> _What needs to be done_: Among the lines below, count those with "chart". Give only the number.

> _Dataset content_:
Begin

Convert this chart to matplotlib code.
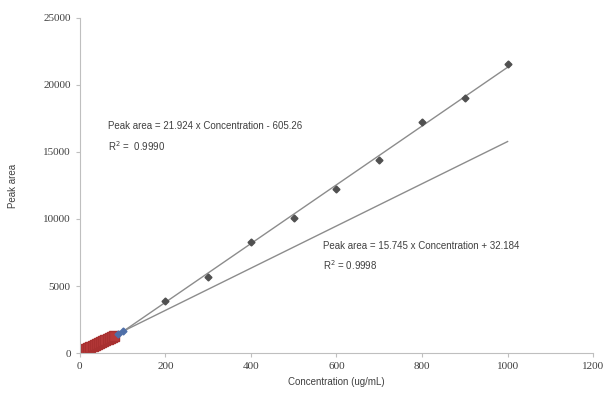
import matplotlib.pyplot as plt

# high range standards (ug/mL) and measured peak areas
conc_high = [200, 300, 400, 500, 600, 700, 800, 900, 1000]
area_high = [3880, 5680, 8300, 10090, 12260, 14430, 17200, 18990, 21530]

# low range standards
conc_low = [0, 2, 5, 8, 10, 15, 20, 25, 30, 35, 40, 45, 50, 55, 60, 65, 70, 75, 80]
area_low = [0, 60, 110, 160, 190, 270, 350, 420, 510, 570, 660, 720, 810, 880, 960, 1040, 1120, 1200, 1290]
conc_mid = [90, 100]
area_mid = [1450, 1610]

# fitted lines
slope_high, icpt_high = 21.924, -605.26
slope_low, icpt_low = 15.745, 32.184
fit_x_high = [100, 1000]
fit_x_low = [0, 1000]

fig = plt.figure(figsize=(6.09, 3.98), dpi=100)
ax = fig.add_axes([0.131, 0.113, 0.843, 0.842])

ax.plot(fit_x_low, [slope_low * x + icpt_low for x in fit_x_low], color='#8c8c8c', lw=1)
ax.plot(fit_x_high, [slope_high * x + icpt_high for x in fit_x_high], color='#8c8c8c', lw=1)
ax.plot(conc_low, area_low, 's', color='#b83a3a', ms=6.5, mec='#a83030')
ax.plot(conc_mid, area_mid, 'D', color='#4f6fa8', ms=3.5)
ax.plot(conc_high, area_high, 'D', color='#505050', ms=3.5)

ax.text(66, 16900, 'Peak area = 21.924 x Concentration - 605.26', fontsize=7,
        family='Liberation Sans', color='#404040', va='center')
ax.text(66, 15450, 'R$^2$ =  0.9990', fontsize=7, family='Liberation Sans',
        color='#404040', va='center')
ax.text(568, 8000, 'Peak area = 15.745 x Concentration + 32.184', fontsize=7,
        family='Liberation Sans', color='#404040', va='center')
ax.text(568, 6580, 'R$^2$ = 0.9998', fontsize=7, family='Liberation Sans',
        color='#404040', va='center')

ax.set_xlim(0, 1200)
ax.set_ylim(0, 25000)
ax.set_xticks(range(0, 1201, 200))
ax.set_yticks(range(0, 25001, 5000))
for lab in ax.get_xticklabels() + ax.get_yticklabels():
    lab.set_family('Liberation Serif')
    lab.set_fontsize(8)
    lab.set_color('#404040')
ax.tick_params(length=3, color='#bfbfbf', width=0.8)

ax.spines['top'].set_visible(False)
ax.spines['right'].set_visible(False)
ax.spines['left'].set_color('#bfbfbf')
ax.spines['bottom'].set_color('#bfbfbf')

ax.set_xlabel('Concentration (ug/mL)', fontsize=7, family='Liberation Sans', color='#404040')
ax.set_ylabel('Peak area', fontsize=7, family='Liberation Sans', color='#404040', labelpad=18)

fig.savefig('out.png')
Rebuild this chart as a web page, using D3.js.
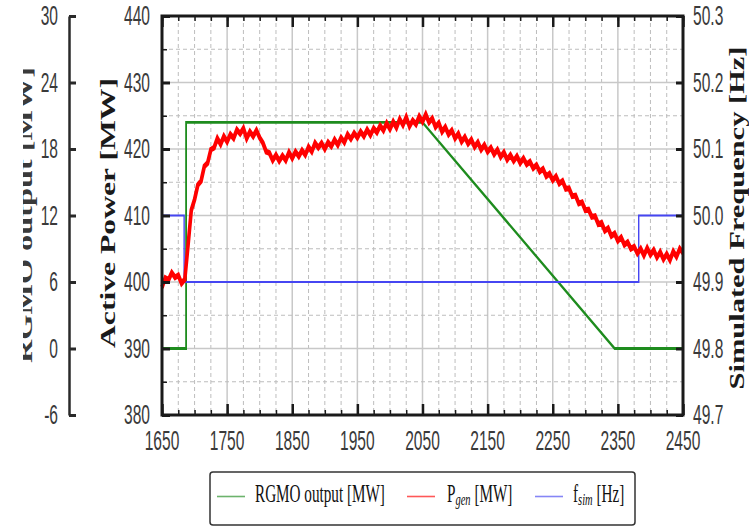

End

> _Response to this exercise_: 2